Late socialist leader Hugo Chavez was a staunch ally of Cuba, and developed numerous programs for trade and regional development that benefitted the island nation whose economy was otherwise crippled by a US blockade.

But while Chavez’s successor said he is heartened at this new recognition Cuban sovereignty, other news from the White House suggests Venezuela may replace Cuba on Washington’s black list.

Last week, Obama approved a bill including sanctions against the South American country, officially accusing the Maduro administration of endorsing human rights violations in its response to violent anti-government protests that racked the country earlier this year.

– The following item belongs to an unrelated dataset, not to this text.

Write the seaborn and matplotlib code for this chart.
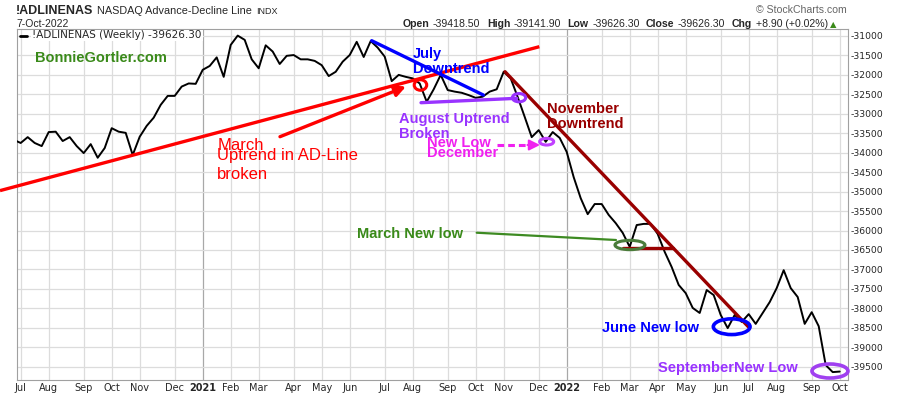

Pro-revolution Venezuelans responded to this new measure in mass demonstrations on Monday, flooding the streets and social media platforms with ant-imperialist messages.

Members of the government responded similarly, vehemently rejecting the sanctions with choice words throughout the weekend.

During today’s meeting, member states of the Mercosur trade bloc, including Argentina, Brazil, Uruguay, and Paraguay, released a joint statement condemning the sanctions as “an infringement on the principles of no intervention in other states’ affairs.”

The document added that the measures do nothing to “contribute to the stability, social peace, or democracy in Venezuela,” despite being named the Venezuelan Defense of Human Rights and Civil Society Act.

Mercosur joined the Bolivarian Alliance for the Peoples of Our America (ALBA) in manifesting its “firm support and solidarity” for the Venezuelan government.

Some Latin American leaders have been more outspoken in their defense. Nicaraguan president Daniel Ortega told press last week that U.S. Senator Marco Rubio and Congresswoman Ileana Ros-Lehtinen had been banned from Nicaraguan territory for their role in spearheading the bill.

In an interview with broadcaster TeleSUR yesterday, Bolivian president Evo Morales said that the United States had failed to conspire politically against both Chavez and Maduro, and were now imposing sanctions as a form of “economic aggression.”

Morales made reference to other such US efforts to cripple autonomous nations’ economies, such as the embargo which continues to hold Cuba’s trade opportunities in a vice.

“We [the countries of this region] have a clear orientation for confronting this sort of economic aggression, of which I am convinced Venezuela is bearing the brunt of now,” the Bolivian leader said, “But as long as we are united, organized and active, it is impossible that the empire will dominate us again.”

Maduro has also expressed determination at overcoming the oil nation’s economic obstacles, both inherent and imposed, in 2015. While pledging to diversify production and reduce dependency on oil revenue, the Venezuelan leader explained his plans to delegate more of his political agenda and dedicate his time “to fighting the economic war.”

Meanwhile, in an interview this evening with Reuters, Venezuelan opposition leader and twice-defeated presidential candidate Henrique Capriles scoffed at the apparent new ties between the US and Cuba.

"It looks like Raul is cheating on Nicolas!” he said. "All of the Americas going in one direction, and Nicolas doesn't know where he's heading."

But Morales painted a very different picture to TeleSUR, drawing on the recent admission of Caribbean islands Grenada and St. Kitts and Nevis to the left-leaning ALBA alliance.

“Anti-colonialist and anti-imperialist thought continues to grow, and I am sure that it will keep expanding,” the Bolivian president said.